# GIVEN INSTRUCTION
Leave out the pictures and transcribe everything else exactly.

* start WORKING DATA *

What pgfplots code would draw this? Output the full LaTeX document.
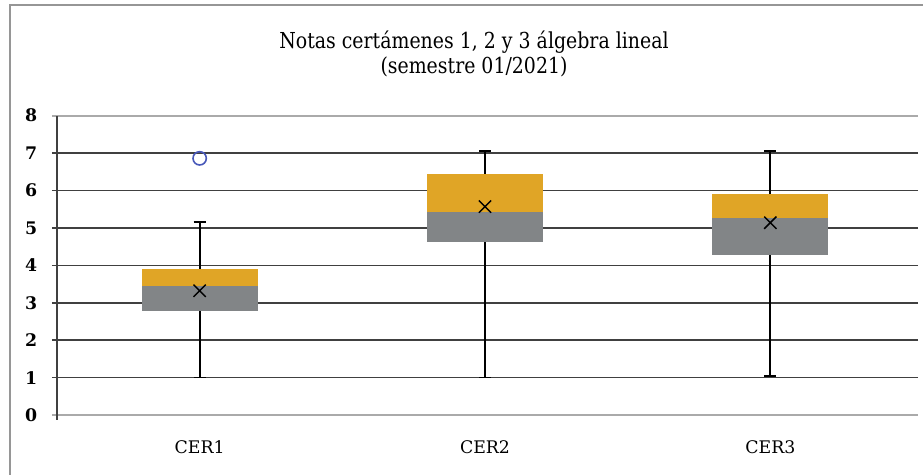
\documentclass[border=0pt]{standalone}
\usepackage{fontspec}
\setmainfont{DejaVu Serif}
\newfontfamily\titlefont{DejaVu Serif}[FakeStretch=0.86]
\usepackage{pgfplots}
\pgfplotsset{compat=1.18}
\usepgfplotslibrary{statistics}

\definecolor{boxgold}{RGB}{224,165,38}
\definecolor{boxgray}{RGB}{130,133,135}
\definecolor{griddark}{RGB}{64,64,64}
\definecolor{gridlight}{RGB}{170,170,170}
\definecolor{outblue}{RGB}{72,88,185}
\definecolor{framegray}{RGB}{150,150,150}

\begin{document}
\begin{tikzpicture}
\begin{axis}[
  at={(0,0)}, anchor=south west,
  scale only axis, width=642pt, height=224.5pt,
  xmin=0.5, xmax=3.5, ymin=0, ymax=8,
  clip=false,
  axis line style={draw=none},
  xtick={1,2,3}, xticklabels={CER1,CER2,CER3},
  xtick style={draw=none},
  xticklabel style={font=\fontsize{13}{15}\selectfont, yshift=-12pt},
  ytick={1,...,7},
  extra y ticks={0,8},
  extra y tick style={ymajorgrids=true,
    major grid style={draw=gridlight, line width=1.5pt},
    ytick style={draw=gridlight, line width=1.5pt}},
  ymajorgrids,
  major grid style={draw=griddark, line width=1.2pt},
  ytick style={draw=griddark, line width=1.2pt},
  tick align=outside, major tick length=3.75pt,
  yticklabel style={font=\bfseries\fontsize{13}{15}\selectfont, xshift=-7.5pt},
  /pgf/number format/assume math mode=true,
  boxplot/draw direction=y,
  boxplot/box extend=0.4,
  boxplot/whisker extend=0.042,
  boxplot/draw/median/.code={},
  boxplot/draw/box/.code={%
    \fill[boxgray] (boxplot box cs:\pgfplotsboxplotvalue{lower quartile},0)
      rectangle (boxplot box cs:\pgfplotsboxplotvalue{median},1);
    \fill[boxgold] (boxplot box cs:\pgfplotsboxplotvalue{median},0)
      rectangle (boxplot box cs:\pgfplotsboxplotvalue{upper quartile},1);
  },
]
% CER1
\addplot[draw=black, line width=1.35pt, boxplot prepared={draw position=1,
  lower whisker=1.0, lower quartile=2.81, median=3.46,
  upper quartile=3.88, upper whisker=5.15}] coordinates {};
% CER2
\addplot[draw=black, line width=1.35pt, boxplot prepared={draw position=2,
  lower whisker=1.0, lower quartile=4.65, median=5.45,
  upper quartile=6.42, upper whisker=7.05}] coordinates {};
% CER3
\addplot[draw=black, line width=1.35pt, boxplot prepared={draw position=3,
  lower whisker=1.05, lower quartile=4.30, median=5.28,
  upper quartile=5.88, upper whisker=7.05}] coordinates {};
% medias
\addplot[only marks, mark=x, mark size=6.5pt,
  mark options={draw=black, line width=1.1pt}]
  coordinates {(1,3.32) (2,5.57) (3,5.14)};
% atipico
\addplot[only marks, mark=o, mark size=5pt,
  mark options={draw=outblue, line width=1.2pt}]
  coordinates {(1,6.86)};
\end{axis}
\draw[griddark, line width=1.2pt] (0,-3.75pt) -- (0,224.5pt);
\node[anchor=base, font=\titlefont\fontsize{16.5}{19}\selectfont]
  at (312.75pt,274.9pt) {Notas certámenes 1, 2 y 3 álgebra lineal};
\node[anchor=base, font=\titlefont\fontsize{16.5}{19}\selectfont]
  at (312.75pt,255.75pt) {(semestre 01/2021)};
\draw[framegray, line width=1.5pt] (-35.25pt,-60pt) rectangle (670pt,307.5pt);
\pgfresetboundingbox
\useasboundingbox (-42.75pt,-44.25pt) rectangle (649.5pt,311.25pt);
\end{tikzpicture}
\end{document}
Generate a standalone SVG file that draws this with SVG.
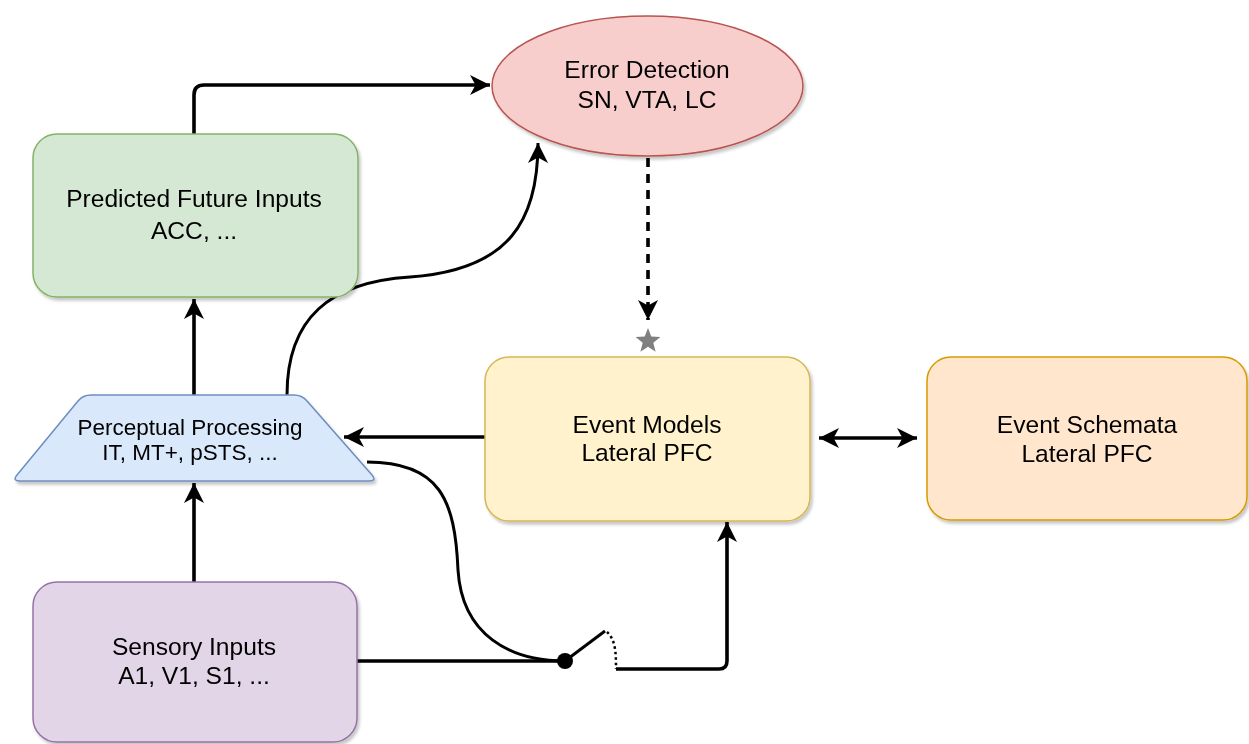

* end WORKING DATA *

# WRITTEN ANSWER
What pgfplots code would draw this? Output the full LaTeX document.
\documentclass[border=0pt]{standalone}
\usepackage{fontspec}
\setmainfont{DejaVu Serif}
\newfontfamily\titlefont{DejaVu Serif}[FakeStretch=0.86]
\usepackage{pgfplots}
\pgfplotsset{compat=1.18}
\usepgfplotslibrary{statistics}

\definecolor{boxgold}{RGB}{224,165,38}
\definecolor{boxgray}{RGB}{130,133,135}
\definecolor{griddark}{RGB}{64,64,64}
\definecolor{gridlight}{RGB}{170,170,170}
\definecolor{outblue}{RGB}{72,88,185}
\definecolor{framegray}{RGB}{150,150,150}

\begin{document}
\begin{tikzpicture}
\begin{axis}[
  at={(0,0)}, anchor=south west,
  scale only axis, width=642pt, height=224.5pt,
  xmin=0.5, xmax=3.5, ymin=0, ymax=8,
  clip=false,
  axis line style={draw=none},
  xtick={1,2,3}, xticklabels={CER1,CER2,CER3},
  xtick style={draw=none},
  xticklabel style={font=\fontsize{13}{15}\selectfont, yshift=-12pt},
  ytick={1,...,7},
  extra y ticks={0,8},
  extra y tick style={ymajorgrids=true,
    major grid style={draw=gridlight, line width=1.5pt},
    ytick style={draw=gridlight, line width=1.5pt}},
  ymajorgrids,
  major grid style={draw=griddark, line width=1.2pt},
  ytick style={draw=griddark, line width=1.2pt},
  tick align=outside, major tick length=3.75pt,
  yticklabel style={font=\bfseries\fontsize{13}{15}\selectfont, xshift=-7.5pt},
  /pgf/number format/assume math mode=true,
  boxplot/draw direction=y,
  boxplot/box extend=0.4,
  boxplot/whisker extend=0.042,
  boxplot/draw/median/.code={},
  boxplot/draw/box/.code={%
    \fill[boxgray] (boxplot box cs:\pgfplotsboxplotvalue{lower quartile},0)
      rectangle (boxplot box cs:\pgfplotsboxplotvalue{median},1);
    \fill[boxgold] (boxplot box cs:\pgfplotsboxplotvalue{median},0)
      rectangle (boxplot box cs:\pgfplotsboxplotvalue{upper quartile},1);
  },
]
% CER1
\addplot[draw=black, line width=1.35pt, boxplot prepared={draw position=1,
  lower whisker=1.0, lower quartile=2.81, median=3.46,
  upper quartile=3.88, upper whisker=5.15}] coordinates {};
% CER2
\addplot[draw=black, line width=1.35pt, boxplot prepared={draw position=2,
  lower whisker=1.0, lower quartile=4.65, median=5.45,
  upper quartile=6.42, upper whisker=7.05}] coordinates {};
% CER3
\addplot[draw=black, line width=1.35pt, boxplot prepared={draw position=3,
  lower whisker=1.05, lower quartile=4.30, median=5.28,
  upper quartile=5.88, upper whisker=7.05}] coordinates {};
% medias
\addplot[only marks, mark=x, mark size=6.5pt,
  mark options={draw=black, line width=1.1pt}]
  coordinates {(1,3.32) (2,5.57) (3,5.14)};
% atipico
\addplot[only marks, mark=o, mark size=5pt,
  mark options={draw=outblue, line width=1.2pt}]
  coordinates {(1,6.86)};
\end{axis}
\draw[griddark, line width=1.2pt] (0,-3.75pt) -- (0,224.5pt);
\node[anchor=base, font=\titlefont\fontsize{16.5}{19}\selectfont]
  at (312.75pt,274.9pt) {Notas certámenes 1, 2 y 3 álgebra lineal};
\node[anchor=base, font=\titlefont\fontsize{16.5}{19}\selectfont]
  at (312.75pt,255.75pt) {(semestre 01/2021)};
\draw[framegray, line width=1.5pt] (-35.25pt,-60pt) rectangle (670pt,307.5pt);
\pgfresetboundingbox
\useasboundingbox (-42.75pt,-44.25pt) rectangle (649.5pt,311.25pt);
\end{tikzpicture}
\end{document}
Generate a standalone SVG file that draws this with SVG.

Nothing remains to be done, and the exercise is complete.